» **STORED DATA**
=====

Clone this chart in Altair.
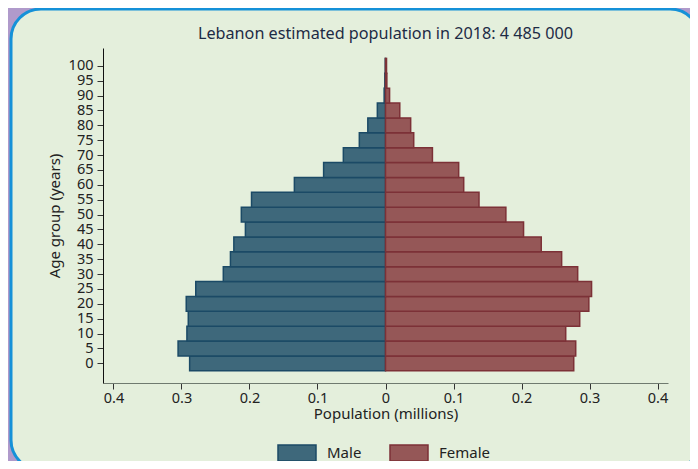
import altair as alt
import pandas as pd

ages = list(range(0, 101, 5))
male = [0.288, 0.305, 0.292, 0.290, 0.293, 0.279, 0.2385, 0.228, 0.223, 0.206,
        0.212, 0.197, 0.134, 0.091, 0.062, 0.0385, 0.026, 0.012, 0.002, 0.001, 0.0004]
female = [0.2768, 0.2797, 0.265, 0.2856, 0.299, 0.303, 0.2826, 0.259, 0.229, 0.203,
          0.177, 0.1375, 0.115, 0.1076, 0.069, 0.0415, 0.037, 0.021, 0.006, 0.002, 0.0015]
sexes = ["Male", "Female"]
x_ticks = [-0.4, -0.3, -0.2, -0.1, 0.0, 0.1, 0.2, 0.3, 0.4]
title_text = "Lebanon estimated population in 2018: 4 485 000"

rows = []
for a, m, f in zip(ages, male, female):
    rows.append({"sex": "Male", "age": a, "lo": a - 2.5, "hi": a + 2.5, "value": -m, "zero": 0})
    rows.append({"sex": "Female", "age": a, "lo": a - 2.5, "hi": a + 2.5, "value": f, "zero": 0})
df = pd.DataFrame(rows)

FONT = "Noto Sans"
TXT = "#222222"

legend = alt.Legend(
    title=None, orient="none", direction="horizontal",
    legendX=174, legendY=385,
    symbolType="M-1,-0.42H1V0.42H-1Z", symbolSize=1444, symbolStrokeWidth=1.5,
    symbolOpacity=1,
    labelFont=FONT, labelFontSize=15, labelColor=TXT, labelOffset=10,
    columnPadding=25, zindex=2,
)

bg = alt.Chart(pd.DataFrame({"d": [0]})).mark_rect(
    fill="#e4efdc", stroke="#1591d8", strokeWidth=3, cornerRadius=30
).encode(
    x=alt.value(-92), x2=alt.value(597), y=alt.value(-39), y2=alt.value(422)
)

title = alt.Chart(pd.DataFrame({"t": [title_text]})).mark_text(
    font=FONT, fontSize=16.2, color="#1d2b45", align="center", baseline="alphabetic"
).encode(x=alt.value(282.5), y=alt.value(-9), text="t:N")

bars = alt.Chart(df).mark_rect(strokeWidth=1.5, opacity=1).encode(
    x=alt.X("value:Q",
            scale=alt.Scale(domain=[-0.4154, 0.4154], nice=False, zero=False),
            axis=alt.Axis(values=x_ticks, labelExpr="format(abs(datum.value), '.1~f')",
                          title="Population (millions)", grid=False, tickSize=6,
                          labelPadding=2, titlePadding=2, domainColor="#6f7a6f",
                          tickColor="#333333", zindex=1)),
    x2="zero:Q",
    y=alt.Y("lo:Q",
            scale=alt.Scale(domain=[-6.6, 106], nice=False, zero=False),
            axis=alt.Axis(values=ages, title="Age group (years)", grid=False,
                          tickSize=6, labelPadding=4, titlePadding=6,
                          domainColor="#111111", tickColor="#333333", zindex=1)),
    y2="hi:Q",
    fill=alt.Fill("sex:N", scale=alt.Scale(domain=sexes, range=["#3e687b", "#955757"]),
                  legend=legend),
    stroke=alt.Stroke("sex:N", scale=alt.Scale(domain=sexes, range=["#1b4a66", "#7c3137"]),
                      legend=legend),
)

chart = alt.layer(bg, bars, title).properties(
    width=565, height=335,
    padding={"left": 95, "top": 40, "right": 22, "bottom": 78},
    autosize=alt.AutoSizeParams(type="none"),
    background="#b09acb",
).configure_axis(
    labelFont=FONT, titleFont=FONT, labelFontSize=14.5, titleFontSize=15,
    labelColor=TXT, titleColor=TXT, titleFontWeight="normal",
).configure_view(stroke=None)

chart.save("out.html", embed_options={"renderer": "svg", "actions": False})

=====

» **GIVEN REQUEST**
Leave the pictures out and copy the rest of the data exactly.

» **EXERCISE ANSWER**
Clone this chart in Altair.
import altair as alt
import pandas as pd

ages = list(range(0, 101, 5))
male = [0.288, 0.305, 0.292, 0.290, 0.293, 0.279, 0.2385, 0.228, 0.223, 0.206,
        0.212, 0.197, 0.134, 0.091, 0.062, 0.0385, 0.026, 0.012, 0.002, 0.001, 0.0004]
female = [0.2768, 0.2797, 0.265, 0.2856, 0.299, 0.303, 0.2826, 0.259, 0.229, 0.203,
          0.177, 0.1375, 0.115, 0.1076, 0.069, 0.0415, 0.037, 0.021, 0.006, 0.002, 0.0015]
sexes = ["Male", "Female"]
x_ticks = [-0.4, -0.3, -0.2, -0.1, 0.0, 0.1, 0.2, 0.3, 0.4]
title_text = "Lebanon estimated population in 2018: 4 485 000"

rows = []
for a, m, f in zip(ages, male, female):
    rows.append({"sex": "Male", "age": a, "lo": a - 2.5, "hi": a + 2.5, "value": -m, "zero": 0})
    rows.append({"sex": "Female", "age": a, "lo": a - 2.5, "hi": a + 2.5, "value": f, "zero": 0})
df = pd.DataFrame(rows)

FONT = "Noto Sans"
TXT = "#222222"

legend = alt.Legend(
    title=None, orient="none", direction="horizontal",
    legendX=174, legendY=385,
    symbolType="M-1,-0.42H1V0.42H-1Z", symbolSize=1444, symbolStrokeWidth=1.5,
    symbolOpacity=1,
    labelFont=FONT, labelFontSize=15, labelColor=TXT, labelOffset=10,
    columnPadding=25, zindex=2,
)

bg = alt.Chart(pd.DataFrame({"d": [0]})).mark_rect(
    fill="#e4efdc", stroke="#1591d8", strokeWidth=3, cornerRadius=30
).encode(
    x=alt.value(-92), x2=alt.value(597), y=alt.value(-39), y2=alt.value(422)
)

title = alt.Chart(pd.DataFrame({"t": [title_text]})).mark_text(
    font=FONT, fontSize=16.2, color="#1d2b45", align="center", baseline="alphabetic"
).encode(x=alt.value(282.5), y=alt.value(-9), text="t:N")

bars = alt.Chart(df).mark_rect(strokeWidth=1.5, opacity=1).encode(
    x=alt.X("value:Q",
            scale=alt.Scale(domain=[-0.4154, 0.4154], nice=False, zero=False),
            axis=alt.Axis(values=x_ticks, labelExpr="format(abs(datum.value), '.1~f')",
                          title="Population (millions)", grid=False, tickSize=6,
                          labelPadding=2, titlePadding=2, domainColor="#6f7a6f",
                          tickColor="#333333", zindex=1)),
    x2="zero:Q",
    y=alt.Y("lo:Q",
            scale=alt.Scale(domain=[-6.6, 106], nice=False, zero=False),
            axis=alt.Axis(values=ages, title="Age group (years)", grid=False,
                          tickSize=6, labelPadding=4, titlePadding=6,
                          domainColor="#111111", tickColor="#333333", zindex=1)),
    y2="hi:Q",
    fill=alt.Fill("sex:N", scale=alt.Scale(domain=sexes, range=["#3e687b", "#955757"]),
                  legend=legend),
    stroke=alt.Stroke("sex:N", scale=alt.Scale(domain=sexes, range=["#1b4a66", "#7c3137"]),
                      legend=legend),
)

chart = alt.layer(bg, bars, title).properties(
    width=565, height=335,
    padding={"left": 95, "top": 40, "right": 22, "bottom": 78},
    autosize=alt.AutoSizeParams(type="none"),
    background="#b09acb",
).configure_axis(
    labelFont=FONT, titleFont=FONT, labelFontSize=14.5, titleFontSize=15,
    labelColor=TXT, titleColor=TXT, titleFontWeight="normal",
).configure_view(stroke=None)

chart.save("out.html", embed_options={"renderer": "svg", "actions": False})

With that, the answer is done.